Lo ammetto. Per me non è mai stato facile collocarmi, riconoscermi in
toto, non dico in un partito, ma nemmeno in una precostituita corrente
politica. Anche solo definirmi, secondo i tradizionali canoni, di destra o di
sinistra, ma neanche di centro. Certo, è inevitabile schematizzare, mediare,
definire delle aree, altrimenti sarebbe pura anarchia, ma ho sempre creduto che
ragionare in proprio sia qualcosa in più di un mero contributo da apportare ad
una corrente ispiratrice. E troppo spesso le correnti tendono a soffocare il
pensiero individuale.
E oggi le cose si complicano: riconoscersi in un partito è diventata
l’impresa più ardua. Nel panorama italiano l’indegna scelta deve fare i conti
con uno scenario popolato da una fittizia
destra liberale, un’altrettanto
contraffatta e caotica sinistra socialdemocratica, più qualche
altro partitino satellite che vive all’ombra delle forze maggiori e s’ispira
alla loro inadeguatezza. Comune denominatore, il consociativismo. Ultimo
attore: un grossolano movimento di arroganti
sprovveduti, figli dell’antipolitica tanto in auge, il cui fine ultimo e
misterioso dei loro “ispiratori” sembra sopito o che si sia perso strada
facendo.
L’unica risposta certa che sappiamo dare a questo panorama deturpato è prenderne le distanze. E invece schierarsi è anche atto di coraggio, di responsabilità, un modo per mettersi in gioco, per metterci la faccia e non mescolarsi ai qualunquisti. Comunque, un’impresa ardua e di per sé non remunerativa, quindi coraggiosa. E, oggi più che mai, necessaria per sconfiggere lo stallo in cui ci troviamo.
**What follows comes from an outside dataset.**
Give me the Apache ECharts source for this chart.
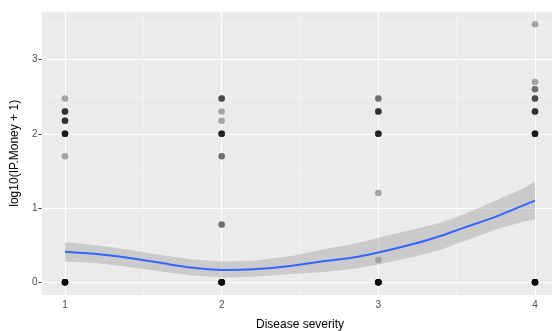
<!DOCTYPE html>
<html>
<head>
<meta charset="utf-8">
<script src="https://cdn.jsdelivr.net/npm/echarts@6/dist/echarts.min.js"></script>
<style>html,body{margin:0;padding:0;background:#fff}#c{width:552px;height:331px}</style>
</head>
<body>
<div id="c"></div>
<script>
// Points (with number of overlapping observations)
const severity = [1,1,1,1,1,1, 2,2,2,2,2,2,2, 3,3,3,3,3,3, 4,4,4,4,4,4,4];
const logMoney = [2.477,2.301,2.176,2.0,1.699,0, 2.477,2.301,2.176,2.0,1.699,0.778,0, 2.477,2.301,2.0,1.204,0.301,0, 3.477,2.699,2.602,2.477,2.301,2.0,0];
const overlap  = [1,4,4,6,1,10, 3,1,1,5,2,2,10, 2,4,5,1,1,10, 1,1,2,3,4,6,10];

// Loess smooth and its confidence band
const fitX   = [1.0,1.2,1.4,1.6,1.8,2.0,2.2,2.45,2.66,2.87,3.0,3.24,3.39,3.54,3.75,3.93,4.0];
const fitY   = [0.41,0.38,0.33,0.265,0.20,0.167,0.175,0.224,0.287,0.345,0.40,0.525,0.62,0.73,0.884,1.04,1.10];
const bandLo = [0.28,0.26,0.21,0.15,0.095,0.065,0.075,0.11,0.14,0.19,0.24,0.35,0.43,0.55,0.71,0.82,0.85];
const bandHi = [0.54,0.50,0.44,0.37,0.31,0.28,0.29,0.355,0.45,0.53,0.60,0.72,0.80,0.91,1.10,1.27,1.36];

// Ticks
const xTicks = [1,2,3,4];
const yTicks = [0,1,2,3];
const xMinor = [1.5,2.5,3.5];
const yMinor = [0.5,1.5,2.5,3.5];

const pts = [];
severity.forEach((s,i)=>{ for(let k=0;k<overlap[i];k++) pts.push([s, logMoney[i]]); });

const chart = echarts.init(document.getElementById('c'), null, {renderer:'canvas'});
const font = 'Liberation Sans, Arial, sans-serif';
chart.setOption({
  animation:false,
  grid:{left:41.5, top:11.7, right:-6.5, bottom:36.1, outerBoundsMode:'none', containLabel:false,
        show:true, backgroundColor:'#EBEBEB', borderWidth:0},
  xAxis:{
    type:'value', min:0.85, max:4.15,
    name:'Disease severity', nameLocation:'middle', nameGap:24,
    nameTextStyle:{color:'#000', fontSize:12, fontFamily:font},
    axisLine:{show:false},
    axisTick:{show:true, length:3, lineStyle:{color:'#333', width:1}, customValues:xTicks},
    axisLabel:{color:'#4D4D4D', fontSize:10, fontFamily:font, margin:5, customValues:xTicks},
    splitLine:{show:true, lineStyle:{color:'#fff', width:1.1}}
  },
  yAxis:{
    type:'value', min:-0.17, max:3.645,
    name:'log10(IP.Money + 1)', nameLocation:'middle', nameGap:21,
    nameTextStyle:{color:'#000', fontSize:12, fontFamily:font},
    axisLine:{show:false},
    axisTick:{show:true, length:3, lineStyle:{color:'#333', width:1}, customValues:yTicks},
    axisLabel:{color:'#4D4D4D', fontSize:10, fontFamily:font, margin:4, customValues:yTicks},
    splitLine:{show:true, lineStyle:{color:'#fff', width:1.1}}
  },
  series:[
    {
      type:'line', data:[], z:1, silent:true,
      markLine:{
        silent:true, symbol:'none', z:1, label:{show:false},
        lineStyle:{color:'#F5F5F5', width:0.6, type:'solid'},
        data: xMinor.map(v=>({xAxis:v})).concat(yMinor.map(v=>({yAxis:v})))
      }
    },
    {
      type:'scatter', data:pts, z:2, symbolSize:6.5,
      itemStyle:{color:'rgba(0,0,0,0.4)'}
    },
    {
      type:'custom', z:3, silent:true, data:[[0]],
      renderItem:function(params, api){
        const top = fitX.map((x,i)=>api.coord([x, bandHi[i]]));
        const bot = fitX.map((x,i)=>api.coord([x, bandLo[i]])).reverse();
        return {type:'polygon', shape:{points:top.concat(bot)},
                style:{fill:'rgba(153,153,153,0.4)'}};
      }
    },
    {
      type:'line', z:4, data:fitX.map((x,i)=>[x, fitY[i]]), smooth:0.3,
      showSymbol:false, silent:true,
      lineStyle:{color:'#3366FF', width:2}
    }
  ]
});
</script>
</body>
</html>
Sono sicuro che c’è ancora chi è spinto dalla passione e dalla voglia di
fare qualcosa di buono, prima che dal tornaconto personale, indipendentemente
dagli orientamenti politici. Costoro possono rappresentare il riscatto della
politica, ma rimangono lontani dai riflettori, non sono valorizzati, magari
proprio perché il vantaggio personale non è il loro principale obiettivo e
quindi questo sistema non dà loro visibilità.
E allora come fare perché emergano?
Secondo me tutto deve ripartire da noi, cittadini ed elettori.
Anzitutto, senza farci sconti, dobbiamo fare autocritica. Se i politici
sono mediocri è perché i loro elettori sono mediocri: elettori storditi dalla
mediocrità instillata in piccole dosi quotidiane, certo, ma chi instilla trova
terreno fertile in un contesto carente di meritocrazia, medio-bassa scolarità,
amoralità e illegalità diffuse; elettori anche complici di un sistema che
formalmente stigmatizzano, ma al quale di fatto non sanno dare risposte
efficaci, perché si adeguano o, al contrario, si disinteressano e poi cercano
facili, estemporanee scorciatoie di protesta. In tutti i casi, ignorando come
selezionare ed eleggere i più virtuosi, onesti e competenti e preferendo
considerare tutta la politica come un unico magma indistinto.
In una democrazia come la nostra, seppur con tutte le storture del caso,
siamo i primi responsabili del sistema. Impossibile che una politica virtuosa
riparta senza ripartire da questa presa di coscienza.